__WHAT TO PRODUCE__:
Scan the listing below. Report each line that includes "this".

-------- DATA EXTRACT --------

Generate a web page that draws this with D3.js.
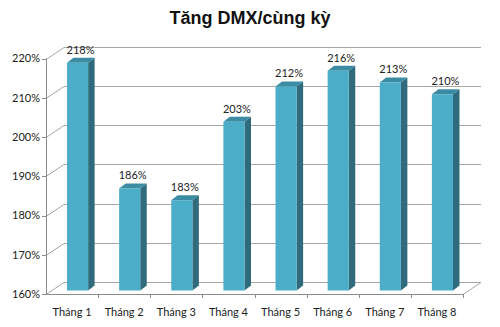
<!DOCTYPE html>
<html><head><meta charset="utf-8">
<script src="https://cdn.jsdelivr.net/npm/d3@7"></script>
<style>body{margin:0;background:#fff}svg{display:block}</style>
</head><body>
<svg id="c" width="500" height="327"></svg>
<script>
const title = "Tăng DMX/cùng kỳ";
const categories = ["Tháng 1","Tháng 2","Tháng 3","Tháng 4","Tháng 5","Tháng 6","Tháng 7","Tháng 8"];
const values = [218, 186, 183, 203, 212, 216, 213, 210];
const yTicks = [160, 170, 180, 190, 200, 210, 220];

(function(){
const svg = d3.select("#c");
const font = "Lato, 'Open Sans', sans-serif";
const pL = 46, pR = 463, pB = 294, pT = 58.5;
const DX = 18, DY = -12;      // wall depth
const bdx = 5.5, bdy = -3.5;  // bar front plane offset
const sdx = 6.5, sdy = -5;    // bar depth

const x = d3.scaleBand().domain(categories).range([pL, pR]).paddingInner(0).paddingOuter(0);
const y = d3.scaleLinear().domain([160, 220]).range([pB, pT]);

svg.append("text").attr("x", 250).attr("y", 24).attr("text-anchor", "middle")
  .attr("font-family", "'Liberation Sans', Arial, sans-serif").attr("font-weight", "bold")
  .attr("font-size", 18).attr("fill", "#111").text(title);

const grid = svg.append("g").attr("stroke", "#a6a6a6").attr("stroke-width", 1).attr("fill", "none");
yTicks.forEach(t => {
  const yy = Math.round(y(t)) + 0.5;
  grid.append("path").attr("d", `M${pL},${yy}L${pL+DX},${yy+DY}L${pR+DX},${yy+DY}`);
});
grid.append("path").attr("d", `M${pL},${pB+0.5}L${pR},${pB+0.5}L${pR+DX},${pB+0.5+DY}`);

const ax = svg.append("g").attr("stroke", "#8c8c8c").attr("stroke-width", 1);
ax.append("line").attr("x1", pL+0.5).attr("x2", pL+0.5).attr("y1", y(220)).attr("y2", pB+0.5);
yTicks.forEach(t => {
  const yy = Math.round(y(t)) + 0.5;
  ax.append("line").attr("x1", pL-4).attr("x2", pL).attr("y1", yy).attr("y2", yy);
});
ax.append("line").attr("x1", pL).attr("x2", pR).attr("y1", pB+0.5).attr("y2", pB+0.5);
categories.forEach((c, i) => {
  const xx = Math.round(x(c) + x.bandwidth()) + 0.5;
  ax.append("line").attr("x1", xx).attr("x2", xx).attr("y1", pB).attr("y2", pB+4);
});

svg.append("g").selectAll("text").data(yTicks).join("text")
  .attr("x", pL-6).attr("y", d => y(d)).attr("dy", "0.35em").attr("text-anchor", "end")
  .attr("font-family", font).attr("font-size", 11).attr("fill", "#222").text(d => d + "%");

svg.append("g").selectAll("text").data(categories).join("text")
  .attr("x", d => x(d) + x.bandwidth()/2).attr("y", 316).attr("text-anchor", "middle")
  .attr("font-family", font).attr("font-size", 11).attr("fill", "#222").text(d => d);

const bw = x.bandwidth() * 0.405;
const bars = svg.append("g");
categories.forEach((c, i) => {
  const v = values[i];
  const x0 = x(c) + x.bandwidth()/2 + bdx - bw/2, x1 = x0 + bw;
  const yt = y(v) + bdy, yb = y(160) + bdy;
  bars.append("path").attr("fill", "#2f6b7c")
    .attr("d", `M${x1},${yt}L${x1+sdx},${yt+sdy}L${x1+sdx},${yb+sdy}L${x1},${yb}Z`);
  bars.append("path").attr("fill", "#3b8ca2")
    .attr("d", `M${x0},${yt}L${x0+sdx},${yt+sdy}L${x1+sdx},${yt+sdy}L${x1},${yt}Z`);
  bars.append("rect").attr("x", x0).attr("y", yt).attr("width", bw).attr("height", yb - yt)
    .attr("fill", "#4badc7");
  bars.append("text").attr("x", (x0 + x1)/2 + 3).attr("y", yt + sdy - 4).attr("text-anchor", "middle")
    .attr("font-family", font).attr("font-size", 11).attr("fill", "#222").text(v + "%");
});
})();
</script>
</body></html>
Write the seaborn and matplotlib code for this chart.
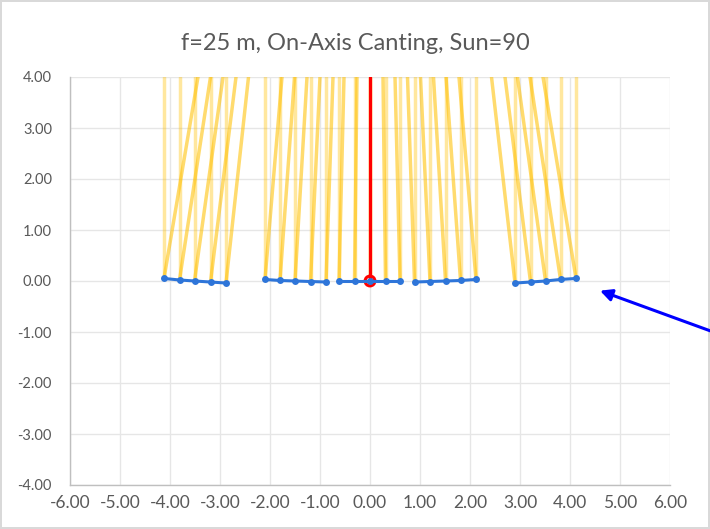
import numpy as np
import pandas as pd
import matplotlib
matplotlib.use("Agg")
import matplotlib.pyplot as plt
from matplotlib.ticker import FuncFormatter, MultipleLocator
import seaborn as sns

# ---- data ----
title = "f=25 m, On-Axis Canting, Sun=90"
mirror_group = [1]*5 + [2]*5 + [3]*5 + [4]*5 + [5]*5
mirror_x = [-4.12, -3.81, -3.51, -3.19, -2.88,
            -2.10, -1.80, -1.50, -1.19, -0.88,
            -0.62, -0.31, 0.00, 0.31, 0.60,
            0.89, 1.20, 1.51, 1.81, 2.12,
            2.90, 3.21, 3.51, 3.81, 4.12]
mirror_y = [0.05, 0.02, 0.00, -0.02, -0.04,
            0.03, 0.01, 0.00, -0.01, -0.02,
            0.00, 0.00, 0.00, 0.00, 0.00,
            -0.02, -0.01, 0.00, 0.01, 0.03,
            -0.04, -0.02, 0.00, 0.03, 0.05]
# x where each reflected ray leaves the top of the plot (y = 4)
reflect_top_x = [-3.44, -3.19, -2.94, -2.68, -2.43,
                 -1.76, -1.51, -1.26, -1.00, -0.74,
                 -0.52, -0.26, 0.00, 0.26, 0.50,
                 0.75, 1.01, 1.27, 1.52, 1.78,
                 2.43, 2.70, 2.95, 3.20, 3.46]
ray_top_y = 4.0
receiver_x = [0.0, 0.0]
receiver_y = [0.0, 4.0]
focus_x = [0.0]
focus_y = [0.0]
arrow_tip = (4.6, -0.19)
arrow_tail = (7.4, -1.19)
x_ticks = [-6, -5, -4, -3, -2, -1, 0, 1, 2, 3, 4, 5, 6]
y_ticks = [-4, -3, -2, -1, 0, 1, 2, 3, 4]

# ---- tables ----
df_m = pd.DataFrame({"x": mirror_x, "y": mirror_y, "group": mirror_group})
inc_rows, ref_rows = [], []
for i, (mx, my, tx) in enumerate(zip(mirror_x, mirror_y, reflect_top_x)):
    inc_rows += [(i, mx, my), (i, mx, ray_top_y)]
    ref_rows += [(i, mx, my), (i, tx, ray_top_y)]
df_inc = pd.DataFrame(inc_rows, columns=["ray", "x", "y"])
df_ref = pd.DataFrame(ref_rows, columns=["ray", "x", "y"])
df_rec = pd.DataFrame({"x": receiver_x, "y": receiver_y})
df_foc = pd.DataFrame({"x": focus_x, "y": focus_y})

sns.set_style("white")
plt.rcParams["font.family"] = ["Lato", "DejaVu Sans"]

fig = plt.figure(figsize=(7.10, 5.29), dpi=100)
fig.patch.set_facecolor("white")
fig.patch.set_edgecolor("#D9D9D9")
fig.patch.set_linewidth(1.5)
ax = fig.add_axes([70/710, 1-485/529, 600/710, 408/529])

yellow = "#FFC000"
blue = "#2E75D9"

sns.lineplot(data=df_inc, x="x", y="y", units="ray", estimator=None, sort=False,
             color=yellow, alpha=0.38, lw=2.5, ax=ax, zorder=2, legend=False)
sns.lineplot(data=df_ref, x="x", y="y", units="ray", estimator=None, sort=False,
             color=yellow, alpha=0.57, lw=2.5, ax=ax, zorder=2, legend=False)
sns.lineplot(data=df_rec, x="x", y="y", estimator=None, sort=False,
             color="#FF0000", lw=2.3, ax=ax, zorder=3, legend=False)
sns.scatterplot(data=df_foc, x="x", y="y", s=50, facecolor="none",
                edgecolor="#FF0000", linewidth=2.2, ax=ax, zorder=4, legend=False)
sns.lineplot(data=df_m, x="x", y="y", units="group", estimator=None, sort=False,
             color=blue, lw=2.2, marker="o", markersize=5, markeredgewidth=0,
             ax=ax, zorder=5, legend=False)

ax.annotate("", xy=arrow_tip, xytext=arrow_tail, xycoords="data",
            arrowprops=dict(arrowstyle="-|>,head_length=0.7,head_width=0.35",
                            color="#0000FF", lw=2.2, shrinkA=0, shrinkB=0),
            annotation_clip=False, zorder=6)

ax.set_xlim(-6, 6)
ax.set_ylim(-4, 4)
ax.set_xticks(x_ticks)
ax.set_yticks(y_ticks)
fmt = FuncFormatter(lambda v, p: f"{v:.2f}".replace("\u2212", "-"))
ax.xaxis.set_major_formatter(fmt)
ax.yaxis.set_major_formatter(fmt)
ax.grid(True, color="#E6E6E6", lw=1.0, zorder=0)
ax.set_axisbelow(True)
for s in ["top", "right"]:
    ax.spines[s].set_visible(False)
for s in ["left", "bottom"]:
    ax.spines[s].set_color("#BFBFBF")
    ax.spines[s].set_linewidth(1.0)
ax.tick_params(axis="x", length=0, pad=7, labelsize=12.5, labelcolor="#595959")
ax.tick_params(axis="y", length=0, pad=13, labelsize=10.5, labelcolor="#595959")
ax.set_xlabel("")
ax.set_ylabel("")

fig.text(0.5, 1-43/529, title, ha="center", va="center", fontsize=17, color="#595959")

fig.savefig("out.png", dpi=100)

--------

__THE COMPLETED TASK__:
Generate a web page that draws this with D3.js.
Write the seaborn and matplotlib code for this chart.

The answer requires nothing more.